French Mayor Faces Death Threats for Hosting Yazidi Refugee Families

– bySylvanus@Bladi · 2 min read
French Mayor Faces Death Threats for Hosting Yazidi Refugee Families

Jacques Tabarly, Mayor of Septfonds, has been the subject of death threats for offering hospitality to several families of Yazidi refugees, an Iraqi minority persecuted by the Islamic State (IS) group. The French justice system has opened an investigation.

Septfonds is one of the municipalities that welcome Yazidi families upon their arrival in France. Indeed, on August 8, 31 Yazidi women and their children had landed in Toulouse as part of a reception program, which is in line with the commitment made by Emmanuel Macron to Nadia Murad, 2018 Nobel Peace Prize laureate. According to the Ministry of Foreign Affairs, it is a matter of welcoming 100 Yazidi families in France, victims of crimes committed by the Islamic State.

Among the mayors who are involved in this program, Jacques Tabarly. The first citizen of Septfonds has indeed received death threats from an Internet user. Commenting on a local press article published on social networks about the reception of refugees, he threatens: "I propose to go to the Town Hall of Septfonds today during the welcome demonstration and to throw them out... Then why not burn the Mayor in the process?".
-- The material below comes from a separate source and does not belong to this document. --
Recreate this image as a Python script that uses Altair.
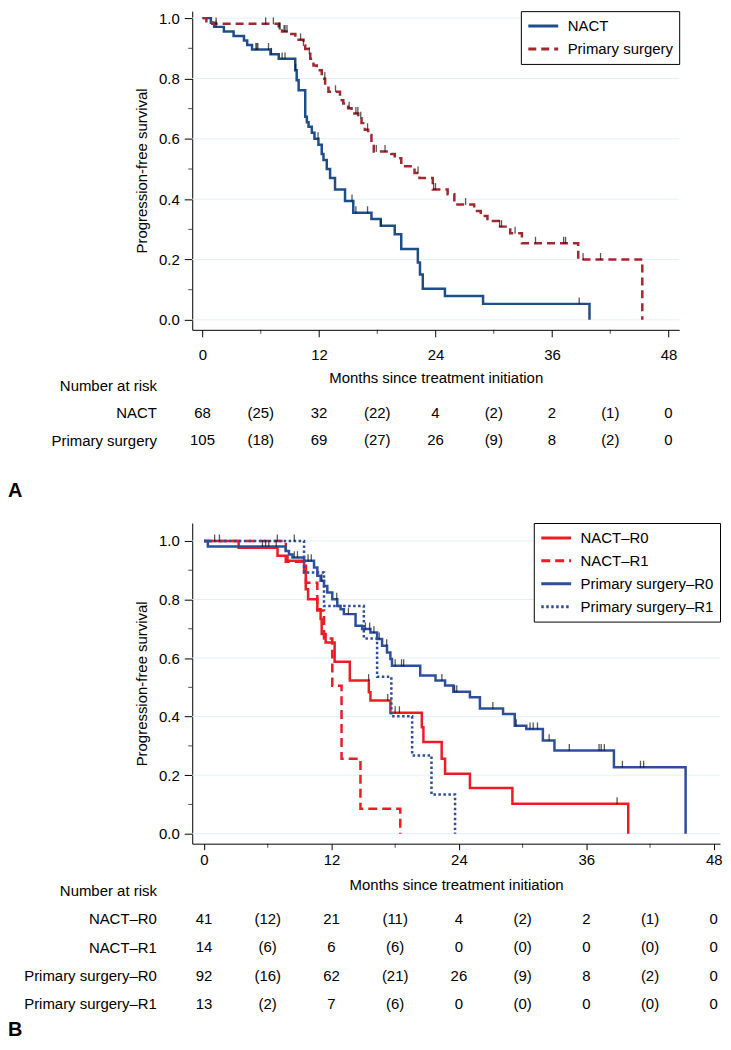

Subsequently, the Public Prosecutor’s Office opened an investigation which has not yet made it possible to identify the author of the comment because he had just barely erased it.

Jacques Tabarly, Mayor of the village of 2,240 inhabitants for 19 years, told AFP that he had filed a complaint. He expressed his "determination to go all the way" with his commitment to welcoming these families because no threat will shake him.

He believes that these people who are suffering atrocities in their country must be welcomed.

According to the UN, IS had committed a potential genocide against the Yazidis, a Kurdish-speaking minority adhering to an esoteric monotheistic religion.

Since December 2018, 75 Yazidi families have been welcomed in France, the same source details.